**SOURCE MATERIAL**.
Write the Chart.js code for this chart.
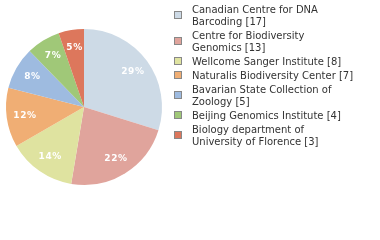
<!DOCTYPE html>
<html>
<head>
<meta charset="utf-8">
<script src="https://cdn.jsdelivr.net/npm/chart.js@4"></script>
<style>
  body { margin: 0; background: #fff; }
  #wrap { width: 380px; height: 240px; }
</style>
</head>
<body>
<div id="wrap"><canvas id="chart" width="380" height="240"></canvas></div>
<script>
// institutions, legend text broken into lines like in the picture
const labelLines = [
  ['Canadian Centre for DNA', 'Barcoding [17]'],
  ['Centre for Biodiversity', 'Genomics [13]'],
  ['Wellcome Sanger Institute [8]'],
  ['Naturalis Biodiversity Center [7]'],
  ['Bavarian State Collection of', 'Zoology [5]'],
  ['Beijing Genomics Institute [4]'],
  ['Biology department of', 'University of Florence [3]']
]
const counts = [17, 13, 8, 7, 5, 4, 3]
const colors = ['#cddae6', '#e0a49c', '#dfe3a0', '#f0ae74', '#9ebbe0', '#a0c878', '#dd775c']

const total = counts.reduce((a, b) => a + b, 0)

// percent text inside slices + legend on the right
const extras = {
  id: 'extras',
  afterDraw(chart) {
    const ctx = chart.ctx
    const meta = chart.getDatasetMeta(0)
    ctx.save()
    ctx.fillStyle = '#fff'
    ctx.font = 'bold 9px "DejaVu Sans"'
    ctx.letterSpacing = '0.6px'
    ctx.textAlign = 'center'
    ctx.textBaseline = 'middle'
    meta.data.forEach((arc, i) => {
      const p = arc.getProps(['x', 'y', 'startAngle', 'endAngle', 'outerRadius'], true)
      const mid = (p.startAngle + p.endAngle) / 2
      const r = p.outerRadius * 0.77
      const pct = Math.floor(counts[i] / total * 100) + '%'
      ctx.fillText(pct, p.x + Math.cos(mid) * r + 0.5, p.y + Math.sin(mid) * r)
    })

    // legend
    ctx.letterSpacing = '0px'
    ctx.font = '10px "DejaVu Sans"'
    ctx.textAlign = 'left'
    let y = 10
    labelLines.forEach((lines, i) => {
      const h = (lines.length - 1) * 12
      const by = Math.round(y + h / 2 - 5) + 0.5
      ctx.fillStyle = colors[i]
      ctx.fillRect(174.5, by, 7, 7)
      ctx.strokeStyle = '#888'
      ctx.lineWidth = 1
      ctx.strokeRect(174.5, by, 7, 7)
      ctx.fillStyle = '#333'
      lines.forEach((t, j) => ctx.fillText(t, 192, y + j * 12))
      y += h + 14
    })
    ctx.restore()
  }
}

new Chart(document.getElementById('chart'), {
  type: 'pie',
  data: {
    labels: labelLines.map(l => l.join(' ')),
    datasets: [{
      data: counts,
      backgroundColor: colors,
      borderWidth: 0
    }]
  },
  options: {
    responsive: false,
    animation: false,
    layout: { padding: { left: 6, top: 29, right: 218, bottom: 55 } },
    plugins: {
      legend: { display: false },
      tooltip: { enabled: false }
    }
  },
  plugins: [extras]
})
</script>
</body>
</html>
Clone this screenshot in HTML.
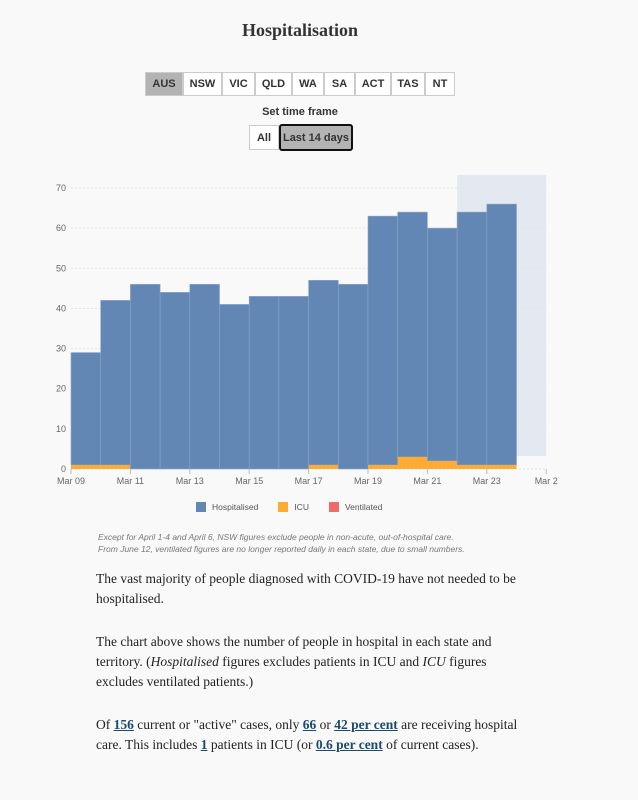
<!DOCTYPE html>
<html><head><meta charset="utf-8"><style>
body{margin:0;background:#f9f9f9;width:638px;height:800px;position:relative;font-family:"Liberation Sans",sans-serif;overflow:hidden}
.t{position:absolute;left:0;width:600px;text-align:center;top:20px;font-family:"Liberation Serif",serif;font-size:18px;font-weight:bold;color:#333}
.btn{position:absolute;top:72px;height:24px;box-sizing:border-box;border:1px solid #ccc;background:#fff;font-size:11px;font-weight:bold;color:#333;display:flex;align-items:center;justify-content:center}
.p{position:absolute;left:96px;width:440px;font-family:"Liberation Serif",serif;font-size:13.5px;line-height:20px;color:#222}
.p b{color:#1a4a6e;text-decoration:underline;font-weight:bold}
.note{position:absolute;left:98px;font-size:8.5px;font-style:italic;color:#777;line-height:12px}
</style></head><body>
<div class="t">Hospitalisation</div>
<div>
<div class="btn" style="left:145px;width:38px;background:#b3b3b3">AUS</div>
<div class="btn" style="left:183px;width:39px">NSW</div>
<div class="btn" style="left:222px;width:33px">VIC</div>
<div class="btn" style="left:255px;width:37px">QLD</div>
<div class="btn" style="left:292px;width:32px">WA</div>
<div class="btn" style="left:324px;width:31px">SA</div>
<div class="btn" style="left:355px;width:36px">ACT</div>
<div class="btn" style="left:391px;width:34px">TAS</div>
<div class="btn" style="left:425px;width:30px">NT</div>
</div>
<div style="position:absolute;top:106px;left:0;width:600px;text-align:center;font-size:11px;font-weight:bold;color:#333">Set time frame</div>
<div class="btn" style="top:125px;left:249px;width:30px;height:25px">All</div>
<div class="btn" style="top:124px;left:279px;width:74px;height:27px;background:#b3b3b3;border:2px solid #111;border-radius:3px">Last 14 days</div>
<svg id="chart" width="638" height="500" style="position:absolute;left:0;top:0"></svg>
<div style="position:absolute;top:502px;left:196px;font-size:8.5px;color:#555;display:flex;gap:0">
<span><span style="display:inline-block;width:10px;height:10px;background:#6287b4;vertical-align:-2px;margin-right:6px"></span>Hospitalised</span>
<span style="margin-left:20px"><span style="display:inline-block;width:10px;height:10px;background:#ffaa33;vertical-align:-2px;margin-right:6px"></span>ICU</span>
<span style="margin-left:20px"><span style="display:inline-block;width:10px;height:10px;background:#f06a6a;vertical-align:-2px;margin-right:6px"></span>Ventilated</span>
</div>
<div class="note" style="top:531px">Except for April 1-4 and April 6, NSW figures exclude people in non-acute, out-of-hospital care.<br>From June 12, ventilated figures are no longer reported daily in each state, due to small numbers.</div>
<div class="p" style="top:569px">The vast majority of people diagnosed with COVID-19 have not needed to be hospitalised.</div>
<div class="p" style="top:632px">The chart above shows the number of people in hospital in each state and territory. (<i>Hospitalised</i> figures excludes patients in ICU and <i>ICU</i> figures excludes ventilated patients.)</div>
<div class="p" style="top:715px">Of <b>156</b> current or "active" cases, only <b>66</b> or <b>42 per cent</b> are receiving hospital care. This includes <b>1</b> patients in ICU (or <b>0.6 per cent</b> of current cases).</div>
<script>
const days=["Mar 09","Mar 10","Mar 11","Mar 12","Mar 13","Mar 14","Mar 15","Mar 16","Mar 17","Mar 18","Mar 19","Mar 20","Mar 21","Mar 22","Mar 23"];
const totals=[29,42,46,44,46,41,43,43,47,46,63,64,60,64,66];
const icu=[1,1,0,0,0,0,0,0,1,0,1,3,2,1,1];
const yTicks=[0,10,20,30,40,50,60,70];
const xTickLabels=["Mar 09","Mar 11","Mar 13","Mar 15","Mar 17","Mar 19","Mar 21","Mar 23","Mar 2"];
const ns="http://www.w3.org/2000/svg",svg=document.getElementById('chart');
const x=i=>71+i*29.7, y=v=>469-v*4.014;
function mk(t,a){const e=document.createElementNS(ns,t);for(const k in a)e.setAttribute(k,a[k]);svg.appendChild(e);return e;}
let r=mk('rect',{x:x(13),y:175,width:x(16)-x(13),height:456-175,fill:'#e4e8f1'});

yTicks.forEach(v=>{let l=mk('line',{x1:71,x2:x(16),y1:y(v),y2:y(v),stroke:'#e3e3e3','stroke-dasharray':'2,2'});

let t=mk('text',{x:66,y:y(v)+3,'text-anchor':'end','font-size':'9','fill':'#666','font-family':'Liberation Sans'});t.textContent=v;
});
days.forEach((d,i)=>{const h=totals[i]-icu[i];
let b=mk('rect',{x:x(i),y:y(totals[i]),width:29.7,height:h*4.014,fill:'#6287b4',stroke:'#8aa6c8','stroke-width':0.6});

if(icu[i]>0){let c=mk('rect',{x:x(i),y:y(icu[i]),width:29.7,height:icu[i]*4.014,fill:'#ffaa33'});
}});
xTickLabels.forEach((s,j)=>{const xx=x(j*2);
let l=mk('line',{x1:xx,x2:xx,y1:469,y2:474,stroke:'#bbb'});
let t=mk('text',{x:xx,y:484,'text-anchor':'middle','font-size':'9','fill':'#666','font-family':'Liberation Sans'});t.textContent=s;
});
</script>
</body></html>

**CHALLENGE**. Copy every line from the records above that contains the word "chart".

**EXPECTED OUTPUT**.
Write the Chart.js code for this chart.
<script src="https://cdn.jsdelivr.net/npm/chart.js@4"></script>
<div id="wrap"><canvas id="chart" width="380" height="240"></canvas></div>
  afterDraw(chart) {
    const ctx = chart.ctx
    const meta = chart.getDatasetMeta(0)
new Chart(document.getElementById('chart'), {
<svg id="chart" width="638" height="500" style="position:absolute;left:0;top:0"></svg>
<div class="p" style="top:632px">The chart above shows the number of people in hospital in each state and territory. (<i>Hospitalised</i> figures excludes patients in ICU and <i>ICU</i> figures excludes ventilated patients.)</div>
const ns="http://www.w3.org/2000/svg",svg=document.getElementById('chart');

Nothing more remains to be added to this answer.